One thing I have learned in the past few years is how deeply auditors have come to resent PCAOB inspections of their work, and the humiliating publicity that can come with them.  Yet, the objective of those inspections is merely to hold the auditor to standards of the profession, irrespective of how effective or ineffective those standards might be.  Now, on top of those inspections, CAM disclosures likely will publicly raise important questions about whether auditors can competently attest to whether management’s judgements are even in the ballpark of ‘reasonable’ under even the most favorable of circumstances.  I, for one, look forward to the discussion.

Will Enhanced Auditability Come with Enhanced Transparency?

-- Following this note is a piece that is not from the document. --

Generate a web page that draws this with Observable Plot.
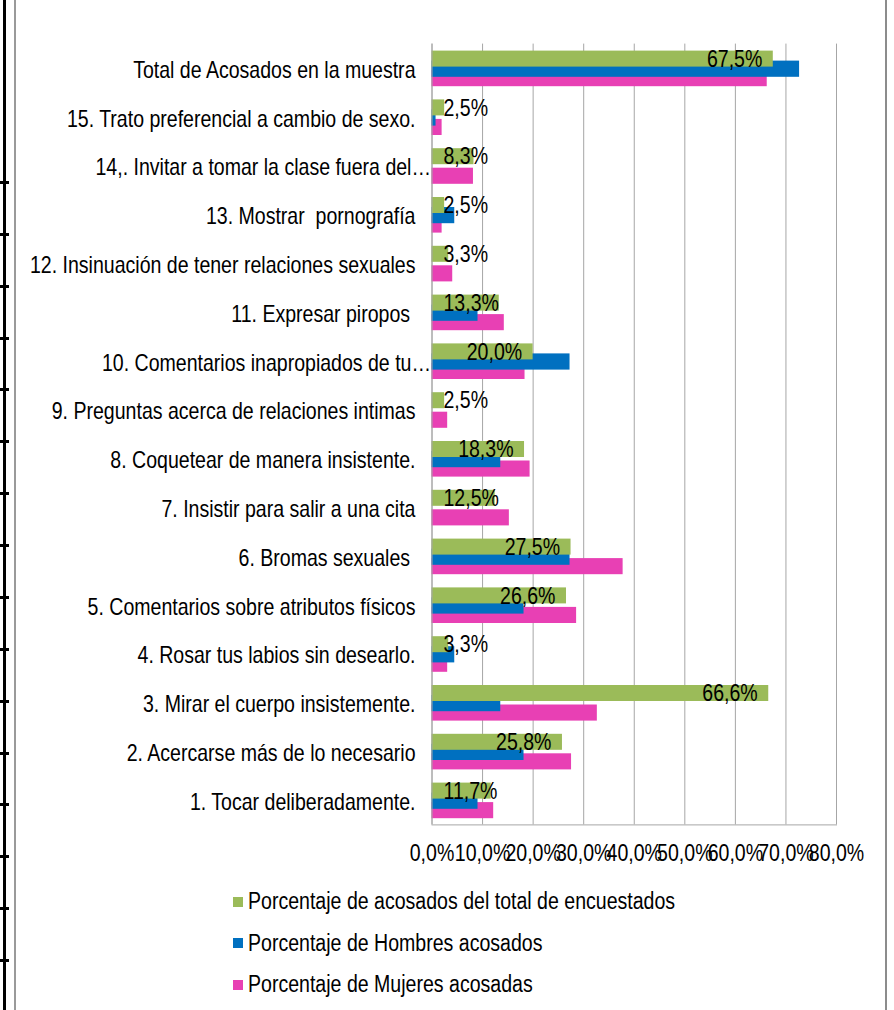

In his published remarks accompanying SEC approval, Chair Clayton stated:

“I would be disappointed if the new audit reporting standard, which has the potential to provide investors with meaningful incremental information, instead resulted in frivolous litigation costs, defensive, lawyer-driven auditor communications, or antagonistic auditor-audit committee relationships — with Main Street investors ending up in a worse position than they were before.

I therefore urge all involved in the implementation of the revised auditing standards, including the Commission and the PCAOB, to pay close attention to these issues going forward …”

I respectfully suggest that, in addition to assiduously monitoring the application of the new PCAOB rules, the Commission is bound to learn from the new disclosures that the financial reporting model as a whole merits a fresh look.

If the enhanced transparency of the audit process does not lead to improved financial accounting standards that produce auditable financial statements, then an historic opportunity will have been wasted.